### GIVEN TASK
Beginning with the first line of the data below, reproduce every line unchanged, ending with the line that holds "rate_label_idx = [0, 1, 11, 12]".
▬▬▬
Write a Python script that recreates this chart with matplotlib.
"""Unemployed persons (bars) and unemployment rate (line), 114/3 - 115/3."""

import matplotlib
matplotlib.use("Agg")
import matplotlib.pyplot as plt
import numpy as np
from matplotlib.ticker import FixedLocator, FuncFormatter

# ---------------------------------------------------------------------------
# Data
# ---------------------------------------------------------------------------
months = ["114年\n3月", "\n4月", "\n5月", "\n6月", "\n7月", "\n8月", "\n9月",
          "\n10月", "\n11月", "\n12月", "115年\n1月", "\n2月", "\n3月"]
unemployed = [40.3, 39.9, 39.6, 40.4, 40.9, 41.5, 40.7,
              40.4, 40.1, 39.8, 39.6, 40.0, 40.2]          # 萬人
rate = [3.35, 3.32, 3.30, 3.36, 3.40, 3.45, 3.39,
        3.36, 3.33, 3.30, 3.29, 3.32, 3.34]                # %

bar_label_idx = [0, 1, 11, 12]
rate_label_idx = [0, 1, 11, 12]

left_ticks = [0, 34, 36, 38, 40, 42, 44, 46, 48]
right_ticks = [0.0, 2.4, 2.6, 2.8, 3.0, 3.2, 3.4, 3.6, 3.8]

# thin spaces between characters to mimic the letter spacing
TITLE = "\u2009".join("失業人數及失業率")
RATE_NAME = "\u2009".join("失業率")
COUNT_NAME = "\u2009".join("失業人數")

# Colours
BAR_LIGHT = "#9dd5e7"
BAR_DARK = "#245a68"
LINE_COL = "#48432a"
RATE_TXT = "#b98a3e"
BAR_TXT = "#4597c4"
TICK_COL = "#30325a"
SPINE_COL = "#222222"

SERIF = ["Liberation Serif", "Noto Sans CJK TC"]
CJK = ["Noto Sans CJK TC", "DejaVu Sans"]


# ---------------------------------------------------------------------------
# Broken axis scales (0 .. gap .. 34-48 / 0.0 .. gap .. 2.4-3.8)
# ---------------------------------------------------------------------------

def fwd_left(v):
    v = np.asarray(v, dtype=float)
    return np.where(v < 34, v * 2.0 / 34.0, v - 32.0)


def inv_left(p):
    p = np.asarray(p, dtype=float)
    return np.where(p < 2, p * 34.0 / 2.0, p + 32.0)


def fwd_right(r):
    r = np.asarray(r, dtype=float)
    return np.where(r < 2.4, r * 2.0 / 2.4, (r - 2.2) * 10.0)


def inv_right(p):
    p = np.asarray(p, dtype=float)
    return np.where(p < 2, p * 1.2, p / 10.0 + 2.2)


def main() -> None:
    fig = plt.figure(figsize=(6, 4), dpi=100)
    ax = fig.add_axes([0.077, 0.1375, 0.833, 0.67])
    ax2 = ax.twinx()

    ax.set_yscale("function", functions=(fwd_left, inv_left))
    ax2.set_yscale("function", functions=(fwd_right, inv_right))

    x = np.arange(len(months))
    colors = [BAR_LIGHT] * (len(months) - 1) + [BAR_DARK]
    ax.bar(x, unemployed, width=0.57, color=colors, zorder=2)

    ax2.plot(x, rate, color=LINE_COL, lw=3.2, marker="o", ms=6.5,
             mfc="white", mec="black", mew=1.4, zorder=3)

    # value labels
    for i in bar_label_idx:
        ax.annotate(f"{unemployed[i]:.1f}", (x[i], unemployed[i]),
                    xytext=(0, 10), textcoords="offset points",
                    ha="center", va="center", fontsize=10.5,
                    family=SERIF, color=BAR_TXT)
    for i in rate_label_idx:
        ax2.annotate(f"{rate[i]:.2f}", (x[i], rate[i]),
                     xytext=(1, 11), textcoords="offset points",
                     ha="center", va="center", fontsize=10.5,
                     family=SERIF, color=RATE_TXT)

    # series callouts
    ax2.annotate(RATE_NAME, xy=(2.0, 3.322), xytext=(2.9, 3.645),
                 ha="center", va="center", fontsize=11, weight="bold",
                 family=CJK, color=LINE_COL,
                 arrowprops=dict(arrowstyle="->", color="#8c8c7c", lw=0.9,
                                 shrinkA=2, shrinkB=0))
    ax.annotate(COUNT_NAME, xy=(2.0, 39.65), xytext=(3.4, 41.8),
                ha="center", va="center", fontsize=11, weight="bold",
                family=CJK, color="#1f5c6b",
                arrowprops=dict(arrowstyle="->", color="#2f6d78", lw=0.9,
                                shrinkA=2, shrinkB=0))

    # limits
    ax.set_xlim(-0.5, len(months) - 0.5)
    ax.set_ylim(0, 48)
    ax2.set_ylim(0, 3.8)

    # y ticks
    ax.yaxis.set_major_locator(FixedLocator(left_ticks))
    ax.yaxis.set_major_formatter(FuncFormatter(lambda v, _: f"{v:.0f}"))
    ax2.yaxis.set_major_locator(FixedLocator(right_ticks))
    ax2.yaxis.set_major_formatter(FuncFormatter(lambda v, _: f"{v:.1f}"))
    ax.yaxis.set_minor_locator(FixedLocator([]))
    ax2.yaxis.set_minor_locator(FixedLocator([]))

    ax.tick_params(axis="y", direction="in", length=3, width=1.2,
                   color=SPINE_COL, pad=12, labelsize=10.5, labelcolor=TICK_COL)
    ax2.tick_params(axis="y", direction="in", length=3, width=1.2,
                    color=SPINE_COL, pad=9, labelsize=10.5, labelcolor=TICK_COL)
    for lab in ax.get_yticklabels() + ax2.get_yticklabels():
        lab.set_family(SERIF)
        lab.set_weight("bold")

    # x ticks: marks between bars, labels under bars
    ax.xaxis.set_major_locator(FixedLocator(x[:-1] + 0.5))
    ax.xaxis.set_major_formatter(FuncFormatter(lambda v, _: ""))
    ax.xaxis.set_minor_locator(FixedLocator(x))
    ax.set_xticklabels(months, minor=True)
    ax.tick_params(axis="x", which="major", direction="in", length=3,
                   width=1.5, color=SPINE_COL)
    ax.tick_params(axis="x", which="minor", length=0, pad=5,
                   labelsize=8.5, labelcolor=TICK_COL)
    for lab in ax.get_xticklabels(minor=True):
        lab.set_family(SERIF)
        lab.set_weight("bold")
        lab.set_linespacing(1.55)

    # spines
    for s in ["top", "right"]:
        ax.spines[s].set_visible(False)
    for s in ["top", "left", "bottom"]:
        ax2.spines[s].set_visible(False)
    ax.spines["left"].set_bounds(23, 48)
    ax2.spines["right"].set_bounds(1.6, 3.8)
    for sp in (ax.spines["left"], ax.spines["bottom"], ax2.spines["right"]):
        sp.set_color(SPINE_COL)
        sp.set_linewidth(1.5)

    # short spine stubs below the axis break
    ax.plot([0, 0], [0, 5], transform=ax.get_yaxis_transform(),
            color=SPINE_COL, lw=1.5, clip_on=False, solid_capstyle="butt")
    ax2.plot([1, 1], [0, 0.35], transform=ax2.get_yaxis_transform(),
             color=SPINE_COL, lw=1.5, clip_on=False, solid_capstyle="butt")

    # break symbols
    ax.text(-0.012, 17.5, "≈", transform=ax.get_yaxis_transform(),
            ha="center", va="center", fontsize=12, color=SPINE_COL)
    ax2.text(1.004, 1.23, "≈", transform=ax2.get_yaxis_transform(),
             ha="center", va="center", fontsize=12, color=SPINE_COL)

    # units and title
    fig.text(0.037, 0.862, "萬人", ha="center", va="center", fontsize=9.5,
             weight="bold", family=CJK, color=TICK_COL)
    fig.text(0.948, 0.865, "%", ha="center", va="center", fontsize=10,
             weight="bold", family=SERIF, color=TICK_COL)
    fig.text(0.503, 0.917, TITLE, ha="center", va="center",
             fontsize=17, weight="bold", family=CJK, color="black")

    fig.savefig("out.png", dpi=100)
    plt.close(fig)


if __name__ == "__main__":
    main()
▬▬▬
### THE ANSWER
Write a Python script that recreates this chart with matplotlib.
"""Unemployed persons (bars) and unemployment rate (line), 114/3 - 115/3."""

import matplotlib
matplotlib.use("Agg")
import matplotlib.pyplot as plt
import numpy as np
from matplotlib.ticker import FixedLocator, FuncFormatter

# ---------------------------------------------------------------------------
# Data
# ---------------------------------------------------------------------------
months = ["114年\n3月", "\n4月", "\n5月", "\n6月", "\n7月", "\n8月", "\n9月",
          "\n10月", "\n11月", "\n12月", "115年\n1月", "\n2月", "\n3月"]
unemployed = [40.3, 39.9, 39.6, 40.4, 40.9, 41.5, 40.7,
              40.4, 40.1, 39.8, 39.6, 40.0, 40.2]          # 萬人
rate = [3.35, 3.32, 3.30, 3.36, 3.40, 3.45, 3.39,
        3.36, 3.33, 3.30, 3.29, 3.32, 3.34]                # %

bar_label_idx = [0, 1, 11, 12]
rate_label_idx = [0, 1, 11, 12]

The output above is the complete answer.